Blood is now safer than it has ever been, but fear of the unknown and the uncontrollable still exists. The major challenges are environmental/social, where the public and recipient advocacy organizations expect zero risk based on the Precautionary Principle, and the reaction of accreditation organizations and regulatory agencies to these expectations.  An example of perception of transfusion risk is that HHV-8 is not dreaded and has unknown risk, while chagas and dengue are known and dreaded risks.

Next, Dr. Bianco reviewed the transmission and chronology of vCJD. The risk appears to be declining, but the number of exposed individuals is unknown, and a "second wave" is possible. In 2002 alone, the total loss from vCJD deferral was approximately 1.1 million donors and 1.7 million units. The deferral numbers are additive and still growing.
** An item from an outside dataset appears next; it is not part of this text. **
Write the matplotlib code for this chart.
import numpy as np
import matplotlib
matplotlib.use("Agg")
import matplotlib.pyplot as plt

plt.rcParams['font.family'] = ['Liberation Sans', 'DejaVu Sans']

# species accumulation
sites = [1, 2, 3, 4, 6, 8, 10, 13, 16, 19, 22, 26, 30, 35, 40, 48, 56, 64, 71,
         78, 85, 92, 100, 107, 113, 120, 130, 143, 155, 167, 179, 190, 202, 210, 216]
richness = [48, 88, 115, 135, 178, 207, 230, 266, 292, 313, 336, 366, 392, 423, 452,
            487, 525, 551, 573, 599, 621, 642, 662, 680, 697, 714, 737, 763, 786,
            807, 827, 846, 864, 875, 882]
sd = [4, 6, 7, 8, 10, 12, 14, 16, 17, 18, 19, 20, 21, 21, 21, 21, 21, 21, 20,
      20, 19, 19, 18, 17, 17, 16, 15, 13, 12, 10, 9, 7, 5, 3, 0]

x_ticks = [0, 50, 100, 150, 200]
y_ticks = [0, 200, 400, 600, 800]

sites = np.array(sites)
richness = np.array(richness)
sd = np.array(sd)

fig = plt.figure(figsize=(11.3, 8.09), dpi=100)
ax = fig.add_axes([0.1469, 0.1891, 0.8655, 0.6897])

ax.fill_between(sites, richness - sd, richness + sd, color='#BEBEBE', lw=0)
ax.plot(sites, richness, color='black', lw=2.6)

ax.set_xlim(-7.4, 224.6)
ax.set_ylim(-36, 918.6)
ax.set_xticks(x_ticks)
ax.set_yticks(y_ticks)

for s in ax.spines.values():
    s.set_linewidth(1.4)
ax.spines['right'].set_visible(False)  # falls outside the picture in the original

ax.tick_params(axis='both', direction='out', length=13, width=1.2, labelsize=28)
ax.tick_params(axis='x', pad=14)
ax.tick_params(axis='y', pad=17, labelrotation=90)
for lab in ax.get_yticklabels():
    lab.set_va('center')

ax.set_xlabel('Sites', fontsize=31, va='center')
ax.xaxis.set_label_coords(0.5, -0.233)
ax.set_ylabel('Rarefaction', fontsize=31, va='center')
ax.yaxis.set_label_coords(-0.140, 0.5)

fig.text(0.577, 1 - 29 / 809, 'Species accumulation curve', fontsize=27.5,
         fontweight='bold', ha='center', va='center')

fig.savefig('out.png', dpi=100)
Dr. Bianco referred to transfusion-associated vCJD as the smallest human epidemic ever recorded in medical history.

The emerging infection du jour is xenotropic murine leukemia virus–related virus (XMRV), which is associated with chronic fatigue syndrome (CFS).  Given that infectious virus is present in blood cells and plasma, blood-borne transmission is a possibility.  XMRV is unknown and unpredictable; it is a dreaded disease with a long incubation. XMRV transmission is documented, already widespread and with viral drift increasing pathogenicity.  The literature is controversial with no causality established in prostate cancer or CFS, no gold standard test and no other predictive intervention available. Given the previous HIV experience, XMRV presents a high concern.  AABB recommends that blood collecting organizations make educational information available regarding the reasons why an individual diagnosed with CFS should not donate blood.

Other unresolved and partially resolved blood safety issues include babesia, dengue, bacterial detection, TRALI, blood utilization and medical errors. Dr. Bianco pointed out our largest risks are not emerging infections, but other causes such as death in hospitals from medical errors.
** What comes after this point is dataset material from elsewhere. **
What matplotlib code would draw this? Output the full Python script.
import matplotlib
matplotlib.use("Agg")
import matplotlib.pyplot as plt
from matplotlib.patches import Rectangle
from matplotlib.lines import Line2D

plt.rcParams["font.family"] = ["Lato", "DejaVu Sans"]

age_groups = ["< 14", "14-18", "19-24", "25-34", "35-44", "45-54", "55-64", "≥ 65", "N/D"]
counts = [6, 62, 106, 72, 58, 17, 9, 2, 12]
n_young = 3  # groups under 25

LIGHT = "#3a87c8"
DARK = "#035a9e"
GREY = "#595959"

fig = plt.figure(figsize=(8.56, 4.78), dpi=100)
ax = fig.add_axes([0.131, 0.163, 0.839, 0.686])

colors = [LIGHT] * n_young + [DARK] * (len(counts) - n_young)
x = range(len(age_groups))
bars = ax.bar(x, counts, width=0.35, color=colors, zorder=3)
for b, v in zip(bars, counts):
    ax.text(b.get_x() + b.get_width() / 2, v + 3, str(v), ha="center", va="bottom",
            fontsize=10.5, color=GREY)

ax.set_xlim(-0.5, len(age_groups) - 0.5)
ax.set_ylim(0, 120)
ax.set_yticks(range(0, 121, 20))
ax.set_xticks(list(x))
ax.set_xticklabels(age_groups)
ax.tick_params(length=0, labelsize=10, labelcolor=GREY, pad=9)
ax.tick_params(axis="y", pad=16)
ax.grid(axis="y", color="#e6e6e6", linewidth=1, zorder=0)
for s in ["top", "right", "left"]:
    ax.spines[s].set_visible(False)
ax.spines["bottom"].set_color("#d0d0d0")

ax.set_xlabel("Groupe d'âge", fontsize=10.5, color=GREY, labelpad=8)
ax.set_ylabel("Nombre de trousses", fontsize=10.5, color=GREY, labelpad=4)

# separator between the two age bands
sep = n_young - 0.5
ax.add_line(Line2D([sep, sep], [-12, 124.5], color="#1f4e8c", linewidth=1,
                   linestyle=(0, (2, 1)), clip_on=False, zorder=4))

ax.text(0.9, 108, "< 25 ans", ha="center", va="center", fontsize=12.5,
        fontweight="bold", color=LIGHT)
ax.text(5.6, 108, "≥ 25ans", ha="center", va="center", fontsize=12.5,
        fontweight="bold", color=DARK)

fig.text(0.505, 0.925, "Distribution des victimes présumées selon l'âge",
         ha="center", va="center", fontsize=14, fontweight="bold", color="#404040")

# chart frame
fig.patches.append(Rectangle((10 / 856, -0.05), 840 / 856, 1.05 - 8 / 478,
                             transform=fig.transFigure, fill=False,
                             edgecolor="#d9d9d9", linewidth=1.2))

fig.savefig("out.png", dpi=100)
A concern for the transfusion community is that diagnostics manufacturers shy away from donor screening and choose not to submit assays for U.S. clearance. Another concern is the business challenge of oversupply and competition. Changes are needed for transfusion medicine to become financially more attractive for product manufacturers in the current environment; to overcome the inhibitory effect of the recent U.S. history of regulatory failures for oxygen carriers and pathogen inactivation; to find alternative pathways for approval/licensure of assays with a limited market (e.g. confirmatory assays, HTLV-I/II, confirmation for HIV-2, malaria, babesia); to deal with public concerns about blood; and finally, to encourage and actively support the development of evidence-based policies, as opposed to rigid precautionism that does not tolerate potential risks and inhibits innovation.

There are consensuses for possible solutions, including a comprehensive approach to blood safety that requires the development of an integrated risk management framework that encompasses "vein to vein" and beyond; decision making based on transparent principles of risk management; a system that balances risks, costs and benefits in a sustainable manner; meaningful engagement with interested and affected parties throughout the process of risk decision making; and adherence to well-established ethical principles, including autonomy, beneficence, nonmaleficence and justice to ensure that the rights of both donors and patients are respected.

With changes in healthcare and the state of the economy, is there a future shift in this approach, starting with policies from FDA? Dr. Bianco concluded "Yes, there will be a shift. The evolving social and economic environment will drive changes. Public perception will be the last to change, based on evidence, education and on availability of care; and FDA will change after public perception changes. Unfortunately, it will take a while; only the very young among us will see the changes."